I understand that to keep a good cut I can mark the cut line in masking tape and cut along the tape, just wondering if anyone has experience with cutting a medium size building in half.

Thanks.


----------



## sstlaure (Oct 12, 2010)

Is the building already assembled? I use a metal scale (ruler) and an x-acto knife. Score and snap along the cut.

If I'm making an odd shaped building, I cut everything before I assemble it and just make a custom back for it out of sheet styrene.

Here's a farmer's coop I did awhile back - it was a complete building and I sliced and patched it into a background building set at an angle


----------



## sstlaure (Oct 12, 2010)

Another thought - You could also make your own mitre box out of some taller lumber to act as a guide for the blade.


----------



## sjm9911 (Dec 20, 2012)

I recently used a knock off fine multi tool on an o scale car. It cuts straight but melts the plastic. Makes for a mess. I would stick to the hand tools. I think its a time and patience thing. Tooter uses a hacksaw for cutting his cars in half.


----------



## wingnut163 (Jan 3, 2013)

the masking tape is the way to go. it keeps a straight line and helps keep the shavings from screwing you up.

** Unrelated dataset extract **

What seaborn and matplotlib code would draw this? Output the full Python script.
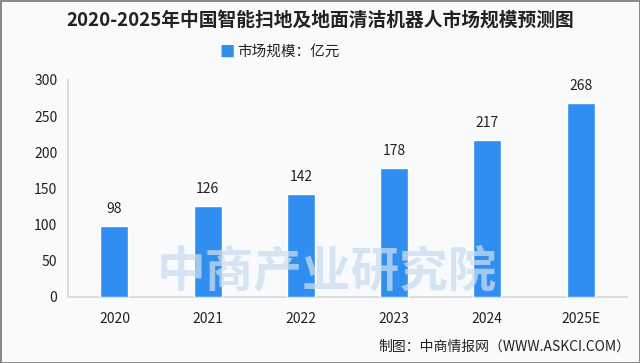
import matplotlib
matplotlib.use("Agg")
import matplotlib.pyplot as plt
import seaborn as sns
import pandas as pd

years = ["2020", "2021", "2022", "2023", "2024", "2025E"]
values = [98, 126, 142, 178, 217, 268]
yticks = [0, 50, 100, 150, 200, 250, 300]

sns.set_theme(style="white")
plt.rcParams['font.family'] = ['Noto Sans CJK SC', 'DejaVu Sans']

df = pd.DataFrame({"year": years, "value": values})

fig = plt.figure(figsize=(6.4, 3.63), dpi=100)
fig.patch.set_facecolor("#f9fafc")
fig.patch.set_edgecolor("#8a8a8a")
fig.patch.set_linewidth(2)
ax = fig.add_axes([0.106, 0.182, 0.874, 0.598])
ax.set_facecolor("#f9fafc")

# watermark text
fig.text(0.51, 0.25, "中商产业研究院", ha="center", va="center", fontsize=35,
         color="#c9dcef", alpha=0.75, fontweight="bold", zorder=0)

sns.barplot(data=df, x="year", y="value", color="#2f8ef0", saturation=1,
            width=0.3, ax=ax, zorder=3)

for i, v in enumerate(values):
    ax.text(i, v + 14, str(v), ha="center", va="bottom", fontsize=10, color="#222222")

ax.set_ylim(0, 300)
ax.set_yticks(yticks)
ax.set_xlabel("")
ax.set_ylabel("")
ax.tick_params(axis="both", labelsize=10, colors="#222222", length=4, width=0.8)
ax.tick_params(axis="y", color="#d0d0d0")
ax.tick_params(axis="x", length=0, pad=11)
for s in ["top", "right"]:
    ax.spines[s].set_visible(False)
ax.spines["left"].set_color("#d9d9d9")
ax.spines["bottom"].set_color("#d9d9d9")

fig.text(0.5, 0.945, "2020-2025年中国智能扫地及地面清洁机器人市场规模预测图",
         ha="center", va="center", fontsize=13.5, fontweight="bold", color="#222222")
fig.text(0.355, 0.857, "■", ha="center", va="center", fontsize=11, color="#2f8ef0")
fig.text(0.37, 0.857, "市场规模：亿元", ha="left", va="center", fontsize=10.5, color="#222222")
fig.text(0.985, 0.045, "制图：中商情报网（WWW.ASKCI.COM）", ha="right", va="center",
         fontsize=10, color="#222222")

fig.savefig("out.png", dpi=100, facecolor=fig.get_facecolor(), edgecolor=fig.get_edgecolor())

but since the building is built, i my self would use a dremel/other powered saw with a speed control. you can use either a saw or a cutting disk. running it slow will keep it from melting. dont rush it.


----------



## raleets (Jan 2, 2011)

I would use a very fine-toothed miter saw. The type that finish carpenters use when cutting moldings at crazy angles.
And, as others have stated, cover the cut line with masking tape first.
Lastly, go slow and easy.
Bob


----------



## Hutch (Dec 19, 2012)

I agree with Wingnut163. There will be less chance of causing any damage with this method. When you're done you can gently run the half building over some 120 grit sand paper stuck to a flat surface.


----------



## spoil9 (Dec 24, 2008)

Alright, thanks guys. I'll try my dremel tool later tomorrow and post some before/after pixs.


----------



## raleets (Jan 2, 2011)

Good luck! I think I would need a little liquid courage before embarking on such a task.


----------



## spoil9 (Dec 24, 2008)

Thanx. I am a little worried about screwing this up as its for a customer, i need to meet her requirements and BCF Parts standards.


----------



## DonR (Oct 18, 2012)

I'm surprised that no one mentioned using a razor saw. Their fine
teeth make a much neater cut. Unless you can slow that Dremel 
down to just a few rpms you will melt your way thru the plastic.

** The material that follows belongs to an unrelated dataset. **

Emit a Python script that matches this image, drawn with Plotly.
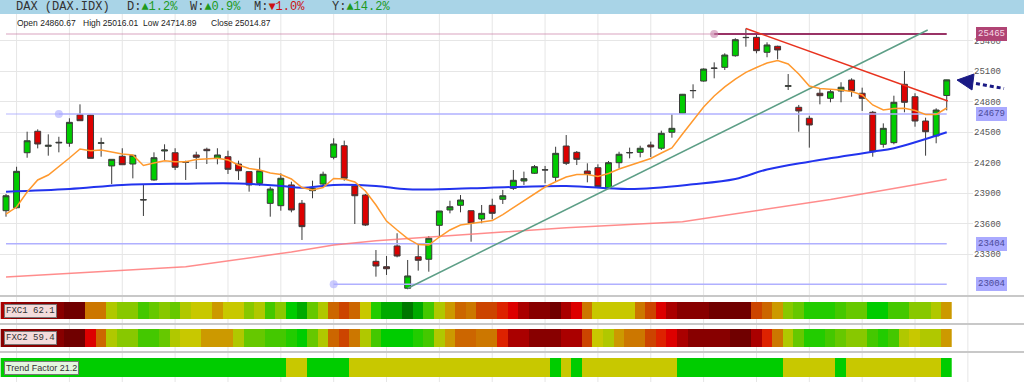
import plotly.graph_objects as go

# ---------------- data ----------------
idx = list(range(90))
opens = [23728, 23757, 24298, 24509, 24361, 24394, 24391, 24672, 24669, 24391,
         24168, 24263, 24187, 23833, 24030, 24315, 24298, 24207, 24276, 24332,
         24243, 24259, 24187, 24112, 23997, 23800, 23777, 23981, 23801, 23925,
         23990, 24253, 24367, 23971, 23882, 23230, 23177, 23381, 22965, 23275,
         23250, 23584, 23735, 23781, 23728, 23646, 23781, 23840, 23948, 24020,
         24096, 24128, 24056, 24364, 24302, 24118, 24151, 23948, 24200, 24296,
         24302, 24374, 24342, 24499, 24686, 24908, 25003, 25128, 25138, 25252,
         25430, 25433, 25286, 25345, 24951, 24745, 24637, 24883, 24833, 24905,
         25013, 24883, 24696, 24381, 24397, 24971, 24849, 24610, 24463, 24860.67]
highs = [23892, 24160, 24505, 24528, 24479, 24455, 24637, 24774, 24672, 24446,
         24233, 24342, 24276, 23981, 24302, 24381, 24342, 24220, 24308, 24348,
         24342, 24318, 24220, 24112, 24249, 23964, 24096, 24013, 23833, 24023,
         24112, 24440, 24417, 23976, 23892, 23341, 23282, 23506, 23243, 23390,
         23479, 23725, 23826, 23882, 23728, 23784, 23846, 23932, 24128, 24112,
         24177, 24168, 24357, 24472, 24315, 24194, 24184, 24217, 24308, 24348,
         24367, 24407, 24515, 24676, 24876, 24971, 25128, 25187, 25276, 25424,
         25520, 25456, 25384, 25351, 25072, 24768, 24662, 24932, 24922, 24991,
         25030, 24938, 24709, 24587, 24859, 25102, 24883, 24643, 24735, 25016.01]
lows = [23669, 23750, 24249, 24341, 24269, 24302, 24357, 24613, 24243, 24259,
        23990, 24180, 24046, 23676, 24023, 24220, 24128, 24030, 24138, 24187,
        24184, 24089, 24030, 23915, 23971, 23669, 23728, 23712, 23440, 23850,
        23958, 24233, 24023, 23597, 23577, 23079, 23096, 23269, 22955, 23138,
        23128, 23479, 23702, 23712, 23423, 23604, 23643, 23794, 23932, 23981,
        24089, 23997, 24013, 24177, 24177, 24007, 23954, 23941, 24145, 24243,
        24253, 24256, 24325, 24446, 24684, 24833, 24997, 25030, 25112, 25243,
        25341, 25276, 25237, 25217, 24915, 24505, 24348, 24774, 24794, 24794,
        24849, 24709, 24259, 24348, 24381, 24696, 24554, 24269, 24391, 24714.89]
closes = [23875, 24115, 24416, 24384, 24371, 24400, 24597, 24613, 24243, 24395,
          24233, 24180, 24273, 23836, 24249, 24325, 24155, 24205, 24253, 24318,
          24276, 24135, 24121, 23981, 24121, 23941, 24047, 23735, 23571, 23948,
          24086, 24384, 24047, 23875, 23587, 23184, 23157, 23282, 23086, 23240,
          23457, 23725, 23767, 23833, 23604, 23702, 23702, 23875, 24027, 24043,
          24161, 24130, 24292, 24194, 24233, 24086, 23964, 24200, 24283, 24300,
          24342, 24355, 24489, 24538, 24873, 24910, 25121, 25130, 25259, 25410,
          25432, 25302, 25358, 25309, 24957, 24709, 24571, 24859, 24898, 24942,
          24905, 24833, 24308, 24538, 24794, 24794, 24610, 24505, 24718, 25014.87]

# short moving average (orange), one value per candle
ma_fast = [23695, 23764, 23912, 24030, 24079, 24158, 24246, 24335, 24318, 24325,
           24305, 24286, 24276, 24172, 24197, 24220, 24210, 24210, 24231, 24238,
           24243, 24226, 24177, 24143, 24128, 24099, 24084, 24040, 23956, 23931,
           23956, 24045, 24040, 24010, 23922, 23784, 23626, 23538, 23454, 23395,
           23390, 23469, 23538, 23587, 23602, 23612, 23631, 23690, 23759, 23823,
           23892, 23961, 24013, 24059, 24084, 24084, 24064, 24094, 24138, 24172,
           24202, 24241, 24295, 24345, 24482, 24615, 24748, 24856, 24945, 25023,
           25089, 25136, 25181, 25205, 25171, 25072, 24954, 24930, 24925, 24915,
           24900, 24866, 24768, 24718, 24733, 24735, 24713, 24674, 24674, 24738]

# medium moving average (blue), read at selected candles
ma_mid_x = [0, 6, 11, 17, 22, 26, 28, 31, 35, 38, 44, 53, 59, 65, 69, 72, 76, 82, 84, 89]
ma_mid = [23915, 23941, 23981, 23993, 23995, 23971, 23954, 23981, 23971, 23938,
          23948, 23971, 23941, 23988, 24040, 24133, 24210, 24308, 24342, 24499]

# long moving average (pink), read at selected candles
ma_long_x = [0, 17, 27, 31, 35, 53, 64, 78, 89]
ma_long = [23076, 23177, 23322, 23391, 23433, 23561, 23620, 23838, 24037]

# trend lines (candle index, price)
up_trend_x = [38, 87.2]
up_trend_y = [22965, 25505]
down_trend_x = [70, 89.1]
down_trend_y = [25520, 24807]

# horizontal levels
level_vals = [25465, 24679, 23404, 23004]
level_start = [67, 5, 0, 31]
level_end = [89, 89, 89, 89]

# indicator strips (colour levels 0 = deep red ... 17 = deep green)
fxc1 = [2, 1, 1, 1, 1, 1, 0, 0, 7, 7,
        10, 11, 11, 13, 12, 11, 12, 10, 9, 9,
        8, 9, 9, 11, 10, 13, 11, 15, 16, 12,
        10, 6, 5, 6, 9, 14, 16, 16, 17, 16,
        13, 10, 8, 6, 7, 5, 5, 4, 3, 2,
        1, 1, 0, 2, 3, 7, 9, 9, 9, 9,
        7, 5, 3, 2, 1, 1, 1, 0, 0, 0,
        0, 5, 6, 8, 11, 12, 14, 14, 14, 13,
        12, 12, 15, 15, 13, 13, 11, 11, 10, 8]
fxc2 = [1, 1, 1, 1, 1, 1, 0, 0, 3, 6,
        10, 11, 11, 13, 13, 12, 10, 9, 9, 8,
        8, 8, 10, 12, 12, 13, 13, 14, 15, 12,
        10, 6, 5, 7, 10, 13, 15, 15, 15, 14,
        13, 10, 8, 6, 6, 7, 7, 4, 2, 2,
        1, 1, 1, 2, 2, 5, 9, 10, 8, 7,
        7, 5, 4, 3, 2, 1, 1, 1, 1, 0,
        0, 2, 4, 7, 10, 12, 14, 14, 13, 12,
        11, 11, 13, 14, 13, 10, 9, 10, 10, 8]
trend = [1] * 27 + [0, 0] + [1, 1, 1, 1] + [0] * 19 + [1, 0, 1] + [0] * 9 + [1] * 10 + [0] * 5 + [1] + [0] * 9 + [1]

y_ticks = [23300, 23600, 23900, 24200, 24500, 24800, 25100, 25400]
grid_x = list(range(1, 92, 5))

header_title = "DAX (DAX.IDX)"
header_changes = [("D:", "▲", "1.2%", "#1e9a1e"), ("W:", "▲", "0.9%", "#1e9a1e"),
                  ("M:", "▼", "1.0%", "#cc1111"), ("Y:", "▲", "14.2%", "#1e9a1e")]
ohlc_labels = ["Open 24860.67", "High 25016.01", "Low 24714.89", "Close 25014.87"]
strip_labels = ["FXC1 62.1", "FXC2 59.4", "Trend Factor 21.2"]

# ---------------- layout helpers ----------------
W, H = 1024, 382
R = 51
PW = W - R


def px(x):
    return x / PW


def py(y):
    return 1 - y / H


MONO = "Liberation Mono, Courier New, monospace"
SANS = "Liberation Sans, Arial, sans-serif"

palette = ["#700000", "#880000", "#aa0000", "#dd0000", "#dd2200", "#cc4400",
           "#cc6600", "#cc7700", "#cc9900", "#c8c800", "#b0c800", "#88c800",
           "#66c800", "#44c800", "#22cc00", "#00cc00", "#00aa00", "#007700"]
n = len(palette)
fxc_scale = []
for k, c in enumerate(palette):
    fxc_scale.append([k / n, c])
    fxc_scale.append([(k + 1) / n, c])
trend_scale = [[0, "#c8c800"], [0.5, "#c8c800"], [0.5, "#00cc00"], [1, "#00cc00"]]

fig = go.Figure()

# level lines
faint = {25465: "rgba(200,120,160,0.45)", 24679: "rgba(170,170,255,0.55)"}
for v, s, e in zip(level_vals, level_start, level_end):
    if v in faint and s > 0:
        fig.add_trace(go.Scatter(x=[0, s], y=[v, v], mode="lines",
                                 line=dict(color=faint[v], width=1.5),
                                 hoverinfo="skip", showlegend=False))
    col = "#993366" if v == 25465 else "#b0b0ff"
    wid = 2 if v == 25465 else 1.5
    fig.add_trace(go.Scatter(x=[s, e], y=[v, v], mode="lines",
                             line=dict(color=col, width=wid),
                             hoverinfo="skip", showlegend=False))
    if s > 0:
        mcol = "rgba(200,130,170,0.6)" if v == 25465 else "rgba(170,170,255,0.6)"
        fig.add_trace(go.Scatter(x=[s], y=[v], mode="markers",
                                 marker=dict(color=mcol, size=8),
                                 hoverinfo="skip", showlegend=False))

# moving averages
fig.add_trace(go.Scatter(x=ma_long_x, y=ma_long, mode="lines",
                         line=dict(color="rgba(255,120,120,0.85)", width=1.5),
                         showlegend=False))
fig.add_trace(go.Scatter(x=ma_mid_x, y=ma_mid, mode="lines", line_shape="spline",
                         line=dict(color="#2233ee", width=2), showlegend=False))

# trend lines
fig.add_trace(go.Scatter(x=up_trend_x, y=up_trend_y, mode="lines",
                         line=dict(color="#5c9e86", width=1.5), showlegend=False))
fig.add_trace(go.Scatter(x=down_trend_x, y=down_trend_y, mode="lines",
                         line=dict(color="#e8321e", width=1.5), showlegend=False))

fig.add_trace(go.Scatter(x=idx, y=ma_fast, mode="lines",
                         line=dict(color="#ff992e", width=1.5), showlegend=False))

# candles
fig.add_trace(go.Candlestick(
    x=idx, open=opens, high=highs, low=lows, close=closes,
    increasing=dict(fillcolor="#00cc00", line=dict(color="#3a3a3a", width=1)),
    decreasing=dict(fillcolor="#dd0000", line=dict(color="#3a3a3a", width=1)),
    whiskerwidth=0, showlegend=False))

# indicator strips
fig.add_trace(go.Heatmap(x=idx, y=[0], z=[fxc1], colorscale=fxc_scale, zmin=-0.5,
                         zmax=n - 0.5, showscale=False, xaxis="x", yaxis="y2"))
fig.add_trace(go.Heatmap(x=idx, y=[0], z=[fxc2], colorscale=fxc_scale, zmin=-0.5,
                         zmax=n - 0.5, showscale=False, xaxis="x", yaxis="y3"))
fig.add_trace(go.Heatmap(x=idx, y=[0], z=[trend], colorscale=trend_scale, zmin=-0.5,
                         zmax=1.5, showscale=False, xaxis="x", yaxis="y4"))

shapes = []
# header bar
shapes.append(dict(type="rect", xref="paper", yref="paper", x0=0, x1=px(W),
                   y0=py(14), y1=1, fillcolor="#a9d4e7", line=dict(width=0),
                   layer="below"))
# vertical grid
for g in grid_x:
    shapes.append(dict(type="line", xref="x", yref="paper", x0=g, x1=g,
                       y0=0, y1=py(14), line=dict(color="#e6e6e6", width=1),
                       layer="below"))
# separators
for yy in [296, 324, 352]:
    shapes.append(dict(type="line", xref="paper", yref="paper", x0=0, x1=px(W),
                       y0=py(yy), y1=py(yy), line=dict(color="#c8c8c8", width=2),
                       layer="below"))
# arrow at right
shapes.append(dict(type="path", xref="paper", yref="paper",
                   path=f"M {px(957)},{py(80)} L {px(974)},{py(74)} L {px(972)},{py(90)} Z",
                   fillcolor="#1a1a85", line=dict(color="#1a1a85", width=1)))
shapes.append(dict(type="line", xref="paper", yref="paper", x0=px(976), y0=py(83.5),
                   x1=px(1004), y1=py(88.5), line=dict(color="#1a1a85", width=3, dash="4px,3px")))

ann = []
ann.append(dict(text=header_title, x=px(14), y=py(6.5), xref="paper", yref="paper",
                xanchor="left", yanchor="middle", showarrow=False,
                font=dict(family=MONO, size=12, color="#333")))
hx = [125, 188, 252, 330]
for (lab, tri, val, col), x in zip(header_changes, hx):
    ann.append(dict(text=f"{lab}<span style='color:{col}'>{tri}{val}</span>",
                    x=px(x), y=py(6.5), xref="paper", yref="paper", xanchor="left",
                    yanchor="middle", showarrow=False,
                    font=dict(family=MONO, size=12, color="#333")))
for t, x in zip(ohlc_labels, [15, 81, 141, 209]):
    ann.append(dict(text=t, x=px(x), y=py(23.3), xref="paper", yref="paper",
                    xanchor="left", yanchor="middle", showarrow=False,
                    font=dict(family=SANS, size=8.5, color="#222")))
for v in level_vals:
    if v == 25465:
        bg, fc = "#b04474", "#f6dbe7"
    else:
        bg, fc = "#aaaaff", "#4a4a9a"
    ann.append(dict(text=str(v), x=1, y=v, xref="paper", yref="y", xanchor="left",
                    yanchor="middle", xshift=3, showarrow=False, bgcolor=bg,
                    bordercolor=bg, borderpad=1,
                    font=dict(family=MONO, size=9, color=fc)))
for t, yy, bg, fam in zip(strip_labels, [310.5, 338, 367.5],
                          ["#f4dcdc", "#f4dcdc", "#e4f6e0"], [MONO, MONO, SANS]):
    ann.append(dict(text=t, x=px(4), y=py(yy), xref="paper", yref="paper",
                    xanchor="left", yanchor="middle", showarrow=False, bgcolor=bg,
                    bordercolor="#777", borderwidth=1, borderpad=1,
                    font=dict(family=fam, size=9, color="#333")))

fig.update_layout(
    width=W, height=H, margin=dict(l=0, r=R, t=0, b=0),
    paper_bgcolor="white", plot_bgcolor="rgba(0,0,0,0)",
    showlegend=False, boxgap=0.2,
    xaxis=dict(range=[-6 / 10.57, (PW - 6) / 10.57], showgrid=False, zeroline=False,
               showticklabels=False, ticks="", rangeslider=dict(visible=False),
               fixedrange=True),
    yaxis=dict(domain=[py(296), py(14)], range=[25800.3 - 9.836 * 296, 25800.3 - 9.836 * 14],
               side="right", tickvals=y_ticks, tickformat="d", showgrid=True,
               gridcolor="#e6e6e6", zeroline=False, ticks="",
               tickfont=dict(family=MONO, size=9, color="#555"), fixedrange=True),
    yaxis2=dict(domain=[py(319), py(302)], range=[-0.5, 0.5], visible=False),
    yaxis3=dict(domain=[py(347), py(329)], range=[-0.5, 0.5], visible=False),
    yaxis4=dict(domain=[py(377), py(358)], range=[-0.5, 0.5], visible=False),
    shapes=shapes, annotations=ann,
)

fig.write_html("out.html", config={"displayModeBar": False},
               post_script="document.body.style.margin='0px';document.body.style.overflow='hidden';")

I'd go with one of the manual saws but definitely using the masking tape.

Don


----------



## Hutch (Dec 19, 2012)

What ever method you choose, practice on scrap first. You must have a cheap plastic building around that you wouldn't mind making into a half building that you could still use or glue back together.


----------



## wingnut163 (Jan 3, 2013)

with out a speed control it will melt the cut area. i use the dremel speed control plus on the proxxon motor there is another speed control nob. so i have lots of control.

all so, some times it helps to make several passes instead of cutting through and doing the whole cut all at once. this is wear the tape helps too.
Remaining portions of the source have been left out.